==== Information provided

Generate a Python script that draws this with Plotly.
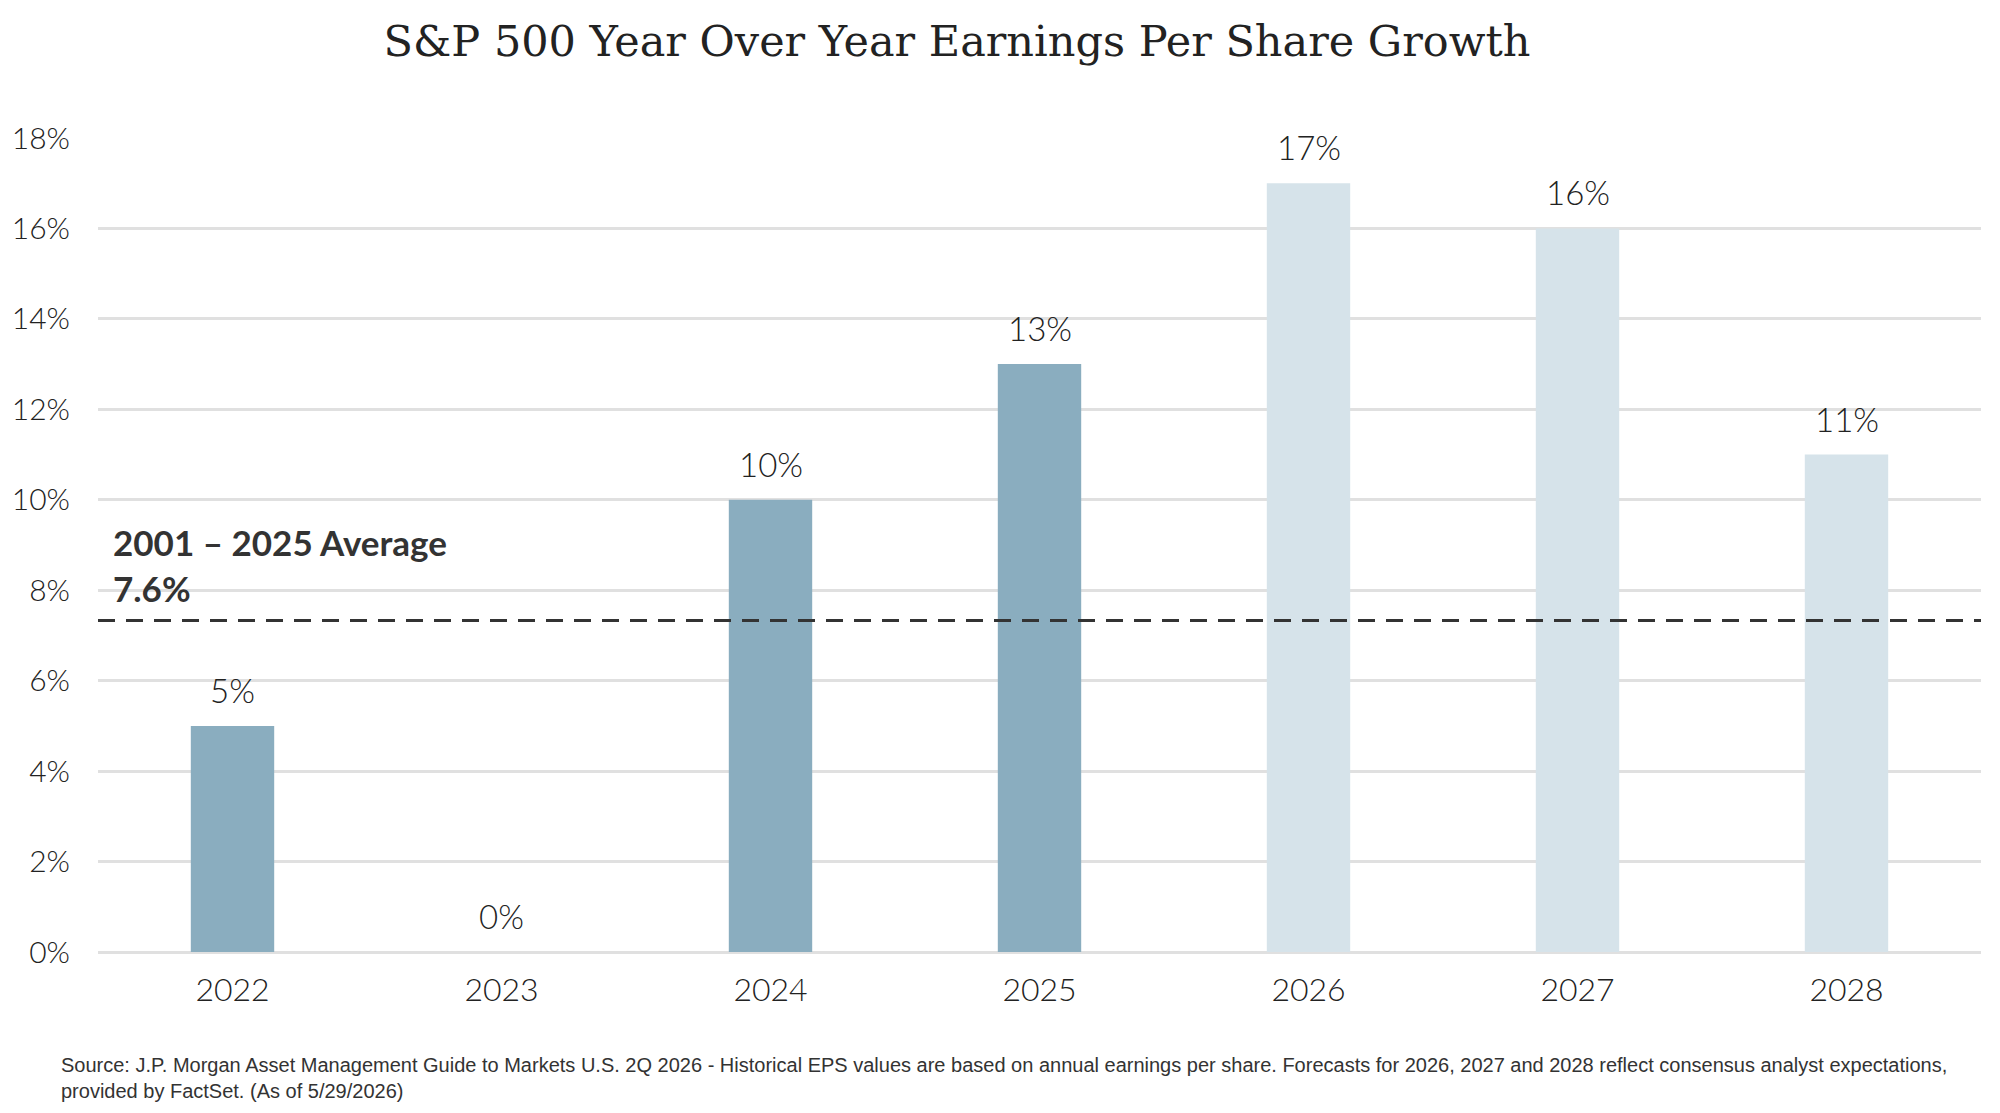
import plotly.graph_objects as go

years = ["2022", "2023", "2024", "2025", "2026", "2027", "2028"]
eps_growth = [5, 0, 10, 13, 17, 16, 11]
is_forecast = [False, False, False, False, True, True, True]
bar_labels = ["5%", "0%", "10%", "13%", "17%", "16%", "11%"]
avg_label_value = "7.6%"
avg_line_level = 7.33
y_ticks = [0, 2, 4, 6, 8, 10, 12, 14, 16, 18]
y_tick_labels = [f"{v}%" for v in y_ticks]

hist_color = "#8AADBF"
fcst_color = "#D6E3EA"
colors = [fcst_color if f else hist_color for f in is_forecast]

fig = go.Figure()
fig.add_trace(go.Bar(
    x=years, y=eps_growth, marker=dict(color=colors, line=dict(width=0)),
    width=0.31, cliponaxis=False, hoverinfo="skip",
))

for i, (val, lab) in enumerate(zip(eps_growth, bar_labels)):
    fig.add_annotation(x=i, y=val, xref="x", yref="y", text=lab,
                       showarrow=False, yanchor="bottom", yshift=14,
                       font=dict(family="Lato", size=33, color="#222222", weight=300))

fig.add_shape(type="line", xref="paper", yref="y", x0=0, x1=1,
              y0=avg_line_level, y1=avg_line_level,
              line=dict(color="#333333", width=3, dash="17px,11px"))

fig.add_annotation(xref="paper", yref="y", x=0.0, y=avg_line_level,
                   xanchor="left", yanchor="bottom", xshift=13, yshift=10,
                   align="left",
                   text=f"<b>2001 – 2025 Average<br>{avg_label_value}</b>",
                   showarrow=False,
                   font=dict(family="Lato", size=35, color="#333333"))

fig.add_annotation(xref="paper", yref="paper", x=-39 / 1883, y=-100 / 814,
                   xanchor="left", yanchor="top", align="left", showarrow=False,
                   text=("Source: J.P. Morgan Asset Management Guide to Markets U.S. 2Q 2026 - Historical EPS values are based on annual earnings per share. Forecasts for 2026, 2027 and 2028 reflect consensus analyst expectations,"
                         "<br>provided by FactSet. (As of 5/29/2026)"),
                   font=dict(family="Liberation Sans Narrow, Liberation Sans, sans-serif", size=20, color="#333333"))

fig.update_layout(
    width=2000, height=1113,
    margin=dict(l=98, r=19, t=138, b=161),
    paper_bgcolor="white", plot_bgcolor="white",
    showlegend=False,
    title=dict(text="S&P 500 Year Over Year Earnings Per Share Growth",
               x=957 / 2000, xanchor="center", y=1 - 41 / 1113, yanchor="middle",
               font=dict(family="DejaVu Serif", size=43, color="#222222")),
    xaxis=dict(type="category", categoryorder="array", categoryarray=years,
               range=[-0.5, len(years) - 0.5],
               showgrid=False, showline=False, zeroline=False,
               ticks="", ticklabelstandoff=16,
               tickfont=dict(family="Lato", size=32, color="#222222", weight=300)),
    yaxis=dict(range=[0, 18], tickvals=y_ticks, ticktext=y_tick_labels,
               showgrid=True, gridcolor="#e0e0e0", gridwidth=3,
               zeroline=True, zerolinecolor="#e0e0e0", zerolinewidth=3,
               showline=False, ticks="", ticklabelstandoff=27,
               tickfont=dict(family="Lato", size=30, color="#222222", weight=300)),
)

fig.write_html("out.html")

========

## Work instructions
Every line from the start of the listing above through the line with "v in y_ticks]" should be repeated exactly; skip the pictures and add nothing else.

## Task response
Generate a Python script that draws this with Plotly.
import plotly.graph_objects as go

years = ["2022", "2023", "2024", "2025", "2026", "2027", "2028"]
eps_growth = [5, 0, 10, 13, 17, 16, 11]
is_forecast = [False, False, False, False, True, True, True]
bar_labels = ["5%", "0%", "10%", "13%", "17%", "16%", "11%"]
avg_label_value = "7.6%"
avg_line_level = 7.33
y_ticks = [0, 2, 4, 6, 8, 10, 12, 14, 16, 18]
y_tick_labels = [f"{v}%" for v in y_ticks]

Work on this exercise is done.